Aujourd’hui, le PDS est à nouveau dans le viseur du président Macky Sall. Mais la stratégie présidentielle change. Il ne s’agit plus d’agiter le bâton judiciaire comme en 2013 mais la carotte pour apaiser la faim occasionnée par dix rudes années de traversée du désert de l’opposition. Le nouveau stade de Diameniadio baptisé Abdoulaye Wade est un tapis rouge déroulé au PDS pour rejoindre la coalition présidentielle.
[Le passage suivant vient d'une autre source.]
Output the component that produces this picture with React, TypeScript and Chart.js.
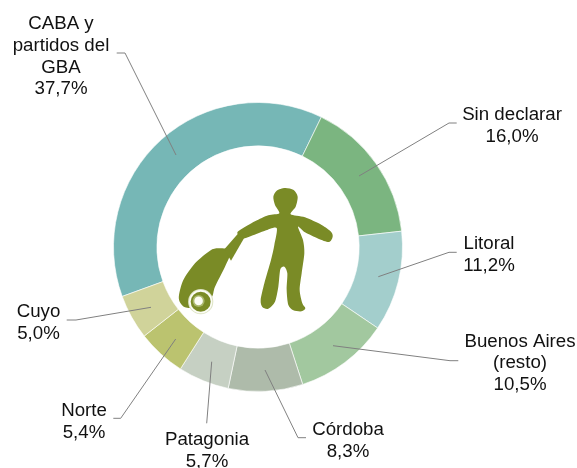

L’objectif visé est de neutraliser le restant du PDS et de captiver ses 440 000 voix obtenues lors des locales.
La récente sortie de Doudou Wade (Grand Jury de la RFM du 27 février 2022) qui divise le parti libéral et l’intervention du porte-parole adjoint de l’APR Abdou Mbow (édition du 28 février 2022 de la mi-journée de la RFM) laissent présager un rapprochement entre le PDS et l’APR. Le gouvernement en vue où certains apparatchiks libéraux ne cracheraient sur un maroquin ou strapontin risque de rapetisser davantage le périmètre électoral du PDS fortement réduit depuis 2012.
Si Macky avait déclaré qu’il allait réduire l’opposition à sa plus simple expression, il faut souligner que ce postulat s’applique plus aussi à ses alliés ou ralliés. Notamment la LD, le PIT, le PS, l’AFP et le Rewmi.
Quant aux opposants radicaux Yewistes, à défaut de les avoir comme alliés ou de démanteler leur coalition, Macky envisage de maintenir sous pression judiciaire ses leaders les plus charismatiques : Ousmane Sonko avec l’affaire Adji Sarr, Barthélémy Dias avec l’affaire Ndiaga Diouf et Khalifa Sall toujours privé illégalement de ses droits civils et politiques.
C’est dire donc que le président de la République emploie avec efficacité la tactique du « diviser pour régner » ou la contrainte judiciaire. En procédant ainsi, le leader de la coalition yakariste est parvenu à affaiblir ses alliés, ses ralliés et certains encore-adversaires et à réduire leur capacité d’entente et de cohésion. Le but d’une telle stratégie mackyavélique du président est de continuer à régner en tout absolutisme dans le jeu politique et de préparer sereinement les modalités de son départ en 2024.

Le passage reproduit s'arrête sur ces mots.